Note: this space is known to be positive definite for all values of `lambd`, but it is not known whether this is the same more complicated piecewise linear spaces.

Then, as before randomly sample points and compute their Gaussian kernel matrix and assert that it is positive definite.

![Split plane](https://drive.google.com/uc?export=view&id=1k6_9lwVktVBWQs6ozcYXhOFpxPjJaAzy)

In [None]:
k=3
lambd=1

points = np.zeros((k, 2)) # randomly sample points here

def folded_plane_distance(p1, p2):
  pass

distances = np.zeros((k, k)) # compute distances here

gaussmatrix = gaussian_matrix(distances, lambd)
eigenvals = np.linalg.eigvals(gaussian_matrix(distances, lambd))
assert np.all(eigenvals > 0)

4.   Here is a more complicated piecewise linear space: the back of the cube, i.e. the union of `[0,1]×[0,1]×{0}` and `[0,1]×{0}×[0,1]` and `{0}×[0,1]×[0,1]`. Implement a custom function `cube_back_distance(p1, p2)` that, for two points with given `x,y,z` coordinates computes their distance on this cube. That is: *not* the distance in three-dimensional space, but the distance when travelling from one point to the other on the back of the cube. Find values for `lambd`, and points on this space so that the resulting gaussian kernel matrix is *not* positive definite.
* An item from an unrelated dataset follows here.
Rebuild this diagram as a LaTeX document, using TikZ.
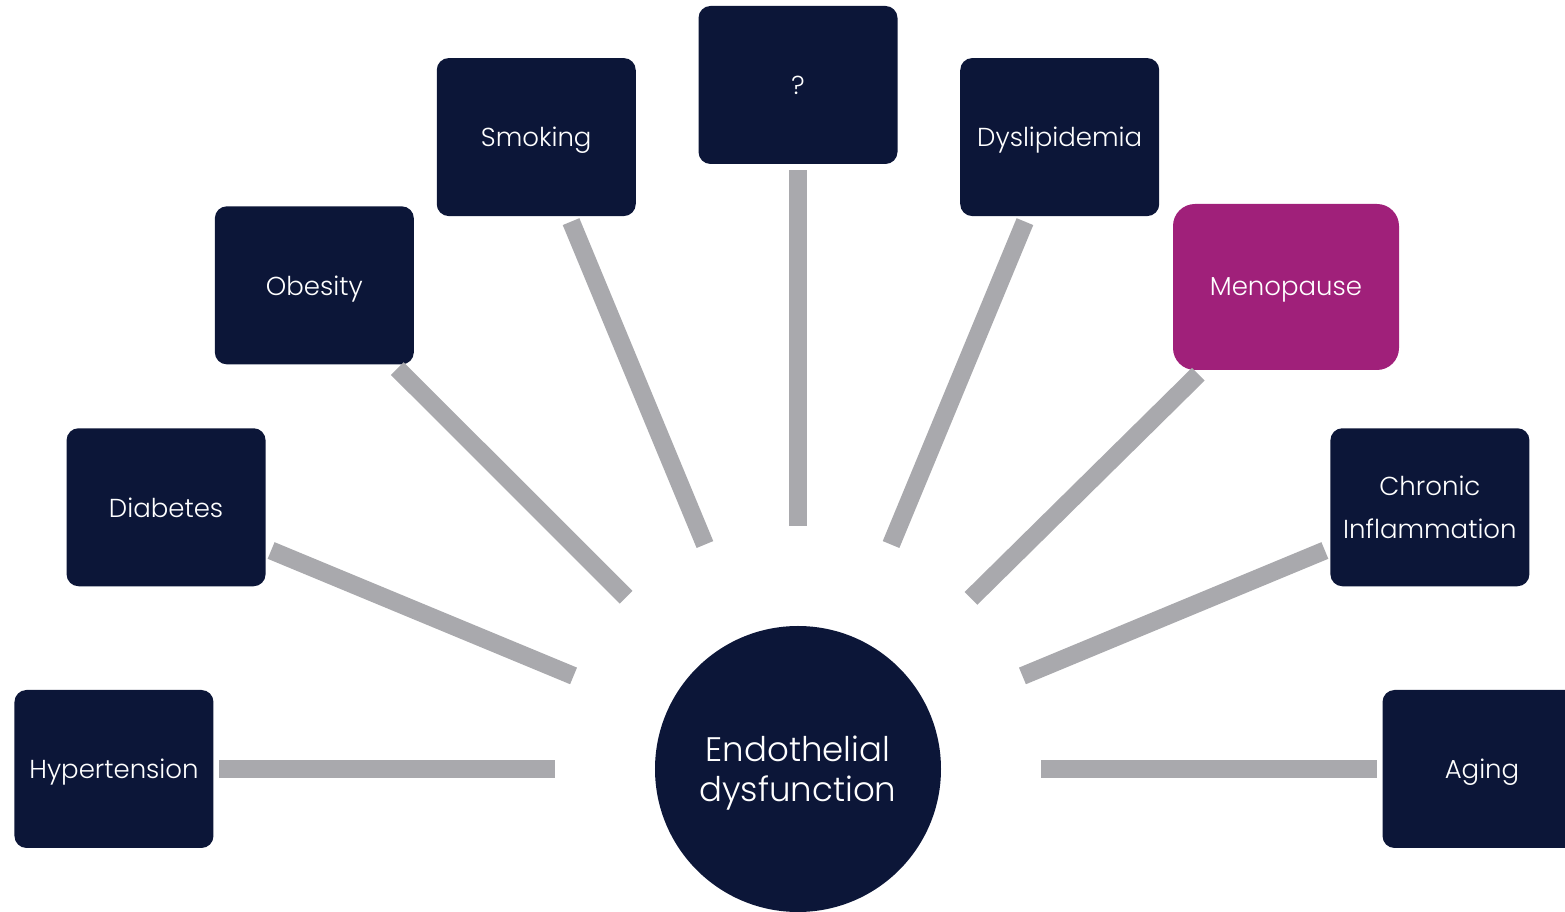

![Cube back](https://drive.google.com/uc?export=view&id=1V481OEsHE_43XclGDWh3tdw_MVEitq8H)

In [None]:
k=3 # a number k to be found by you
lambd=1 # a lambda to be found by you

points = np.zeros((k, 3)) # a list of points to be found by you (in the beginning you may want to randomly sample)

def cube_back_distance(p1, p2):
  pass

distances = np.zeros((k, k)) # compute distances here

gaussmatrix = gaussian_matrix(distances, lambd)
eigenvals = np.linalg.eigvals(gaussian_matrix(distances, lambd))
assert not np.all(eigenvals > 0)

5\*. Prove or disprove the following: for all `lambd` the Gaussian kernel on this space is not positive definite.

6*. Is there another space on which the Gaussian kernel matrix is positive definite for some choices of `lambd` but not for others? (I don't know the answer to this.)